When you’re creating an authentically retro bungalow on wheels, new furniture will look out of place. Love Shack IV was lovingly decorated with authentic retro furniture sourced from Oakland consignment shops, Facebook Marketplace, and flea markets.
Everything from the classic Banker’s lamp and velvet mustard swivel armchair to the multicolor shag rug were all sourced with the intent to be as funky and historically accurate as possible.
iSPY Home Design thought of everything – right down to the minor details. Not only did they opt for a warm and retro paint scheme, but they installed shelves and filled them with retro odds and ends.

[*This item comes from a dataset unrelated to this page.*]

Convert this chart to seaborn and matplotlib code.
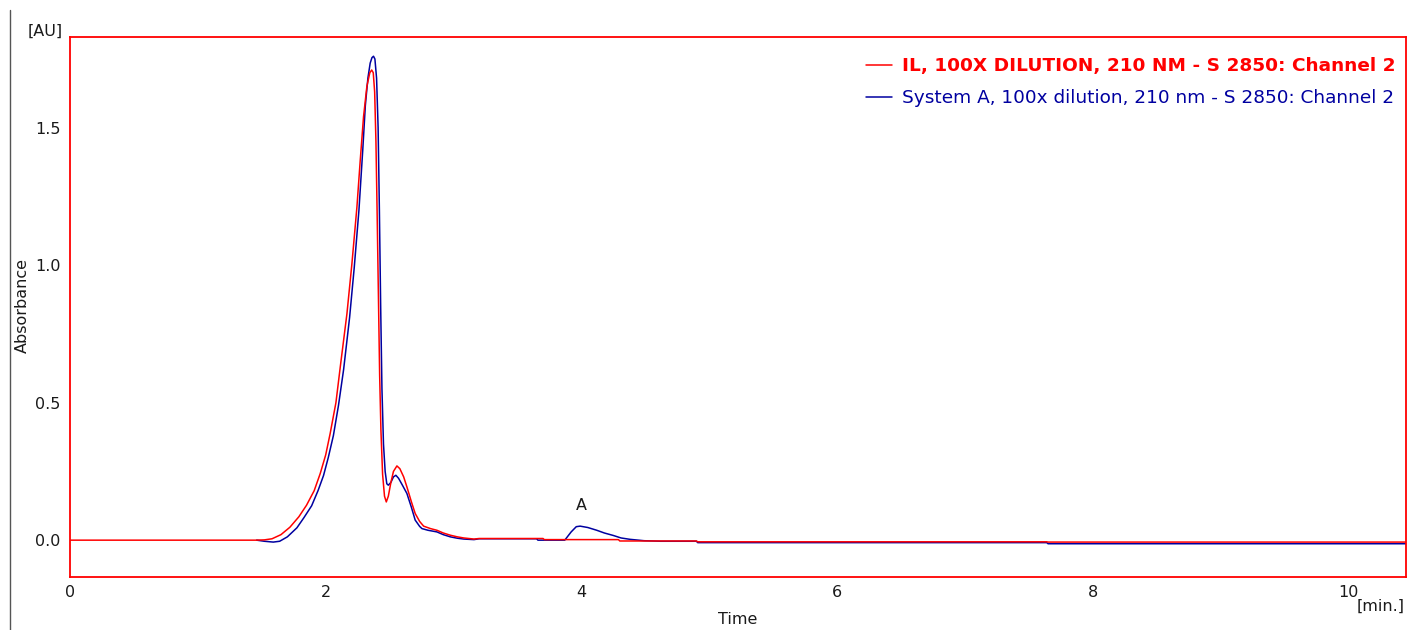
import numpy as np
import pandas as pd
import seaborn as sns
import matplotlib.pyplot as plt
from matplotlib.lines import Line2D

# trace: time [min] / absorbance [AU]
red_time = [0.0, 1.45, 1.52, 1.58, 1.65, 1.72, 1.79, 1.85, 1.91, 1.957, 2.0, 2.035,
            2.08, 2.114, 2.166, 2.205, 2.244, 2.27, 2.296, 2.322, 2.345, 2.36, 2.372,
            2.383, 2.393, 2.402, 2.412, 2.422, 2.432, 2.445, 2.46, 2.474, 2.49, 2.51,
            2.53, 2.557, 2.58, 2.61, 2.635, 2.67, 2.70, 2.735, 2.766, 2.82, 2.87, 2.92,
            2.975, 3.03, 3.08, 3.16, 3.20, 3.70, 3.71, 4.29, 4.30, 4.90, 4.91, 7.64,
            7.65, 10.45]
red_abs = [0.0, 0.0, 0.001, 0.005, 0.02, 0.047, 0.085, 0.127, 0.18, 0.242, 0.31, 0.388,
           0.50, 0.63, 0.823, 1.005, 1.21, 1.38, 1.54, 1.65, 1.70, 1.71, 1.70,
           1.63, 1.45, 1.20, 0.90, 0.60, 0.40, 0.24, 0.16, 0.139, 0.16, 0.21,
           0.25, 0.27, 0.26, 0.23, 0.194, 0.14, 0.097, 0.068, 0.051, 0.042, 0.036, 0.026,
           0.018, 0.012, 0.008, 0.004, 0.006, 0.006, 0.002, 0.002, -0.003, -0.003, -0.006, -0.006,
           -0.007, -0.007]

blue_time = [1.46, 1.52, 1.59, 1.64, 1.70, 1.775, 1.83, 1.89, 1.94, 1.983, 2.02, 2.06,
             2.10, 2.14, 2.187, 2.223, 2.26, 2.29, 2.31, 2.33, 2.348, 2.362, 2.374,
             2.385, 2.398, 2.41, 2.42, 2.43, 2.44, 2.452, 2.465, 2.478, 2.49, 2.51,
             2.53, 2.549, 2.57, 2.60, 2.635, 2.67, 2.70, 2.735, 2.753, 2.80, 2.87, 2.92,
             2.975, 3.03, 3.08, 3.16, 3.20, 3.65, 3.66, 3.87, 3.92, 3.96, 3.99, 4.05,
             4.12, 4.18, 4.25, 4.31, 4.38, 4.49, 4.62, 4.90, 4.91, 7.64, 7.65, 10.45]
blue_abs = [0.0, -0.004, -0.007, -0.004, 0.012, 0.045, 0.082, 0.125, 0.18, 0.235, 0.30, 0.38,
            0.49, 0.62, 0.81, 0.99, 1.20, 1.42, 1.58, 1.68, 1.735, 1.755, 1.76,
            1.75, 1.68, 1.50, 1.20, 0.85, 0.55, 0.35, 0.25, 0.205, 0.20, 0.21,
            0.23, 0.236, 0.225, 0.20, 0.17, 0.12, 0.073, 0.05, 0.042, 0.036, 0.030, 0.02,
            0.012, 0.007, 0.004, 0.002, 0.005, 0.005, 0.0, 0.0, 0.03, 0.049, 0.051, 0.046,
            0.036, 0.026, 0.017, 0.008, 0.003, -0.002, -0.004, -0.004, -0.009, -0.009,
            -0.013, -0.013]

red_label = "IL, 100X DILUTION, 210 NM - S 2850: Channel 2"
blue_label = "System A, 100x dilution, 210 nm - S 2850: Channel 2"
x_ticks = [0, 2, 4, 6, 8, 10]
y_ticks = [0.0, 0.5, 1.0, 1.5]
peak_label = "A"
peak_pos = (4.0, 0.127)

RED = "#ff0000"
BLUE = "#0000a0"
TXT = "#1a1a1a"

sns.set_style("white")
plt.rcParams["font.family"] = ["DejaVu Sans"]

df_red = pd.DataFrame({"t": red_time, "a": red_abs})
df_blue = pd.DataFrame({"t": blue_time, "a": blue_abs})

fig = plt.figure(figsize=(14.08, 6.3), dpi=100)
ax = fig.add_axes([70 / 1408, 1 - 577 / 630, 1336 / 1408, 540 / 630])

# blue first so red sits on top where they overlap
sns.lineplot(data=df_blue, x="t", y="a", ax=ax, color=BLUE, linewidth=1.1,
             estimator=None, sort=False)
sns.lineplot(data=df_red, x="t", y="a", ax=ax, color=RED, linewidth=1.1,
             estimator=None, sort=False)

ax.set_xlim(0, 10.45)
ax.set_ylim(-0.134, 1.83)
ax.set_xticks(x_ticks)
ax.set_xticklabels([str(v) for v in x_ticks])
ax.set_yticks(y_ticks)
ax.set_yticklabels([f"{v:.1f}" for v in y_ticks])
ax.tick_params(axis="both", which="major", direction="out", length=4, width=1,
               color=RED, labelcolor=TXT, labelsize=11.5, pad=3)
ax.tick_params(axis="x", pad=2)
for sp in ax.spines.values():
    sp.set_color(RED)
    sp.set_linewidth(1.3)
    sp.set_visible(True)

ax.set_xlabel("")
ax.set_ylabel("")
fig.text(738 / 1408, 1 - 620 / 630, "Time", ha="center", va="center",
         fontsize=11.5, color=TXT)
fig.text(22 / 1408, 1 - 305 / 630, "Absorbance", ha="center", va="center",
         rotation=90, fontsize=11.5, color=TXT)
fig.text(63 / 1408, 1 - 31 / 630, "[AU]", ha="right", va="center",
         fontsize=11.5, color=TXT)
fig.text(1405 / 1408, 1 - 606 / 630, "[min.]", ha="right", va="center",
         fontsize=11.5, color=TXT)

ax.text(peak_pos[0], peak_pos[1], peak_label, ha="center", va="center",
        fontsize=11.5, color=TXT)

# thin grey rule on the far left
fig.add_artist(Line2D([10 / 1408, 10 / 1408], [0, 1 - 10 / 630],
                      transform=fig.transFigure, color="#555555", linewidth=1))

handles = [Line2D([], [], color=RED, linewidth=1.1),
           Line2D([], [], color=BLUE, linewidth=1.1)]
leg = fig.legend(handles, [red_label, blue_label], loc="upper left",
                 bbox_to_anchor=(866 / 1408, 1 - 57 / 630), frameon=False,
                 fontsize=13.3, handlelength=1.42, handletextpad=0.55,
                 labelspacing=0.78, borderpad=0, borderaxespad=0)
texts = leg.get_texts()
texts[0].set_color(RED)
texts[0].set_fontweight("bold")
texts[1].set_color(BLUE)

fig.savefig("out.png", dpi=100)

Many of the best pieces came from Urban Ore, among Berkeley’s most famous salvage yards. From books and glassware to artwork and vases, there’s nostalgia everywhere you look. They even managed to tie the whole look together with antiqued copper switch plates and socket covers.

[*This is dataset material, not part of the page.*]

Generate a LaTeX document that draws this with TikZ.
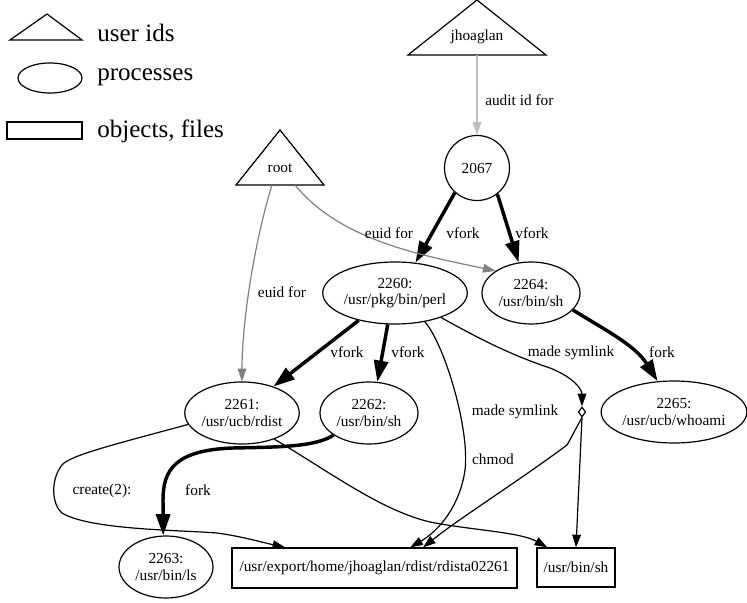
\documentclass[tikz,border=0pt]{standalone}
\usepackage{fontspec}
\setmainfont{Liberation Serif}
\usetikzlibrary{shapes.geometric,arrows.meta}
\newcommand\dgfont{\fontsize{11.5}{12.4}\selectfont}
\newcommand\lgfont{\fontsize{18.8}{22}\selectfont}
\definecolor{lightg}{gray}{0.74}
\definecolor{midg}{gray}{0.5}
\begin{document}
\begin{tikzpicture}[x=0.75pt,y=-0.75pt,
  shp/.style={draw,line width=0.9pt,inner sep=0pt,align=center,font=\dgfont},
  proc/.style={shp,ellipse},
  obj/.style={shp,rectangle},
  lbl/.style={font=\dgfont,inner sep=0pt},
  leg/.style={font=\lgfont,inner sep=0pt,anchor=west},
  thinedge/.style={line width=0.9pt,-{Triangle[length=9.5pt,width=6.5pt]}},
  heavy/.style={line width=2.6pt,-{Triangle[length=16pt,width=10.5pt]}},
  lightedge/.style={thinedge,draw=lightg},
  grayedge/.style={thinedge,draw=midg}]
\useasboundingbox (0,0) rectangle (747,603);
% legend
\draw[line width=0.9pt] (10,40) -- (82,40) -- (47,14) -- cycle;
\node[leg] (lguser) at (97,33) {user ids};
\node[proc,minimum width=48pt,minimum height=22.5pt] (lgproc) at (50,78) {};
\node[leg] (lgproctxt) at (97,77) {processes};
\node[obj,minimum width=56.25pt,minimum height=12.75pt] (lgobj) at (44.5,130.5) {};
\node[leg] (lgobjtxt) at (97,131) {objects, files};
% user ids
\draw[line width=0.9pt] (408,55) -- (546,55) -- (477,0) -- cycle;
\node[lbl] (juser) at (477,37) {jhoaglan};
\coordinate (jb) at (477,55);
\draw[line width=0.9pt] (236,185) -- (324,185) -- (280,130) -- cycle;
\node[lbl] (ruser) at (280,168) {root};
\coordinate (rb1) at (272,185);
\coordinate (rb2) at (295,185);
% processes
\node[shp,circle,minimum size=48.75pt] (n2067) at (477,168) {2067};
\node[proc,minimum width=102pt,minimum height=46.5pt] (n2260) at (395,293) {2260:\\/usr/pkg/bin/perl};
\node[proc,minimum width=73.5pt,minimum height=46.5pt] (n2264) at (531,293) {2264:\\/usr/bin/sh};
\node[proc,minimum width=102pt,minimum height=46.5pt] (n2265) at (674,412) {2265:\\/usr/ucb/whoami};
\node[proc,minimum width=85.5pt,minimum height=46.5pt] (n2261) at (242,413) {2261:\\/usr/ucb/rdist};
\node[proc,minimum width=73.5pt,minimum height=46.5pt] (n2262) at (369,413) {2262:\\/usr/bin/sh};
\node[proc,minimum width=70.5pt,minimum height=46.5pt] (n2263) at (166,567) {2263:\\/usr/bin/ls};
% objects
\node[obj,minimum width=213.75pt,minimum height=30pt] (rd) at (374.5,568) {/usr/export/home/jhoaglan/rdist/rdista02261};
\node[obj,minimum width=58.5pt,minimum height=29.25pt] (sh) at (576,567.5) {/usr/bin/sh};
\node[shp,diamond,minimum width=5.5pt,minimum height=7.5pt] (dm) at (582,412) {};
% edges
\draw[lightedge] (jb) -- (n2067.90);
\node[lbl,anchor=west] (l1) at (485,100) {audit id for};
\draw[heavy] (n2067.-132.5) -- (n2260.56);
\node[lbl] (l2) at (463,233) {vfork};
\draw[heavy] (n2067.-52.4) -- (n2264.112.7);
\node[lbl] (l3) at (532,233) {vfork};
\draw[grayedge] (rb2) .. controls (340,240) and (420,255) .. (n2264.148.6);
\node[lbl] (l4) at (389,233) {euid for};
\draw[grayedge] (rb1) .. controls (255,240) and (242,320) .. (n2261.90);
\node[lbl] (l5) at (282,292) {euid for};
\draw[heavy] (n2260.-143.9) -- (n2261.40.3);
\node[lbl] (l6) at (347,352) {vfork};
\draw[heavy] (n2260.-103.1) -- (n2262.75.5);
\node[lbl] (l7) at (408,352) {vfork};
\draw[thinedge] (n2260.-44) .. controls (445,345) and (470,430) .. (465,470)
  .. controls (460,505) and (440,530) .. (rd.30.8);
\node[lbl] (l8) at (493,459) {chmod};
\draw[thinedge] (n2260.-28.6) .. controls (490,345) and (520,358) .. (550,368)
  .. controls (575,378) and (582,390) .. (dm.north);
\node[lbl] (l9) at (571,353) {made symlink};
\draw[thinedge] (dm.south) .. controls (575,430) and (570,440) .. (567,445)
  .. controls (520,480) and (460,518) .. (rd.23.7);
\node[lbl] (l10) at (515,412) {made symlink};
\draw[thinedge] (dm.south) -- (sh.north);
\draw[thinedge] (n2261.-168) .. controls (120,443) and (70,455) .. (62,465)
  .. controls (50,480) and (52,505) .. (62,513)
  .. controls (90,530) and (180,530) .. (217,533)
  .. controls (240,536) and (265,543) .. (rd.167.7);
\node[lbl] (l11) at (102,491) {create(2):};
\draw[heavy] (n2262.-148.6) .. controls (315,447) and (280,447) .. (233,448)
  .. controls (175,450) and (163,470) .. (163,500) -- (n2263.95);
\node[lbl] (l12) at (198,490) {fork};
\draw[thinedge] (n2261.-39.3) .. controls (330,472) and (380,510) .. (430,522)
  .. controls (470,530) and (520,532) .. (sh.145);
\draw[heavy] (n2264.-22.5) .. controls (605,330) and (635,345) .. (n2265.118.7);
\node[lbl] (l13) at (662,352) {fork};
\end{tikzpicture}
\end{document}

Catherine didn’t just select décor based on whether or not it looked like it was retro. She thought long and hard about what each piece represented. For example, the Doctor Zhivago record and Secrets of the Vietnam War book represented what was happening at the time – including the Counterculture Movement.
All the colors, textures, and patterns in Love Shack IV work in harmony. In the lounge area, the painted walls in Behr’s ‘Wine Not’ combined with Tempaper Elements Collection SILHOUETTE Peacock Blue and Gold wallpaper are a match made in heaven. They also tie in the antiqued copper switch plates and socket covers beautifully.

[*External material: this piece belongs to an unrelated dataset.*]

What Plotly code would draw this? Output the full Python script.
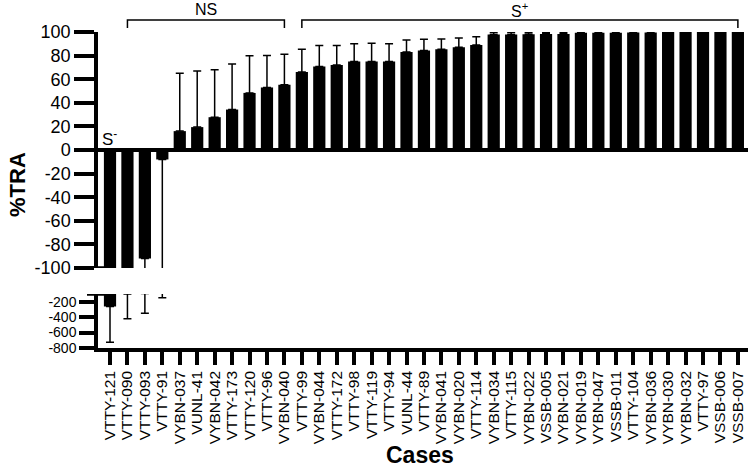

Wallpaper and Copper Ceiling Tiles
The 1960s were all about bold, beautiful, and making a statement. iSPY Home Design captured this vibe well. They paired the stunning wallpaper with copper ceiling tiles from American Tin. Everything in this area is repurposed except for the rolling cart, which was purchased new from Target.
The rolling cart might be new, but it looks like it rolled straight out of the 1960s. It has been used as a display table for knick-knacks and doubles as a bar cart.
You can’t forget that the RV’s primary purpose is a work-from-home space. Catherine put a great deal of time and effort into this goal, sourcing a mid-century retro desk, vibrant leather swivel chair, and authentic Banker’s lamp. She also purchased bamboo blinds from Etsy for extra privacy.
The gorgeous dark teal velvet curtain might look like it’s nothing more than a display piece, but it serves two functions: It separates the driving area from the main living space and can also be used to enclose the bathroom, which was previously open to the rest of the RV.
Naturally Retro Bathroom
Before: You could definitely tell that this RV was built in the 1960s, going by the bathroom design and materials. While it’s naturally retro, it wasn’t retro enough for Catherine, who convinced Kristen and Phil that they couldn’t overlook this space.
They opted against entirely renovating the bathroom. But a couple of coats of Behr’s ‘Little Sun Dress’ paint, a new mirror, and Oakland artwork really brought the room back to life.
The previously yellowed sink in the bathroom wasn’t overlooked either. Catherine recovered it with Rustoleum’s tub and tile epoxy paint. It now looks brand new! She also replaced all the knobs and pulls on the cabinetry. The cabinetry is nearly unrecognizable from its previous drab brown color.
Before: The bedroom area of Love Shack IV had good bones, but it was tired and drab. The brown wood stood out for all the wrong reasons, and the walls were dull and lifeless.
Catherine managed to achieve miracles in the bedroom area of the Love Shack IV. It was painted in a two-tone teal color scheme to give it the zest it was missing. Behr’s ‘Undine’ was painted on the walls, while the built-in components were freshened up with Behr’s ‘Tidewater.’ The space was made to feel much larger with the addition of soft white cotton curtains, yellow bedding to complement the newly painted bathroom, and more texture with a shag throw pillow and purple nightstand lamps from IKEA that almost have a lava lamp feel.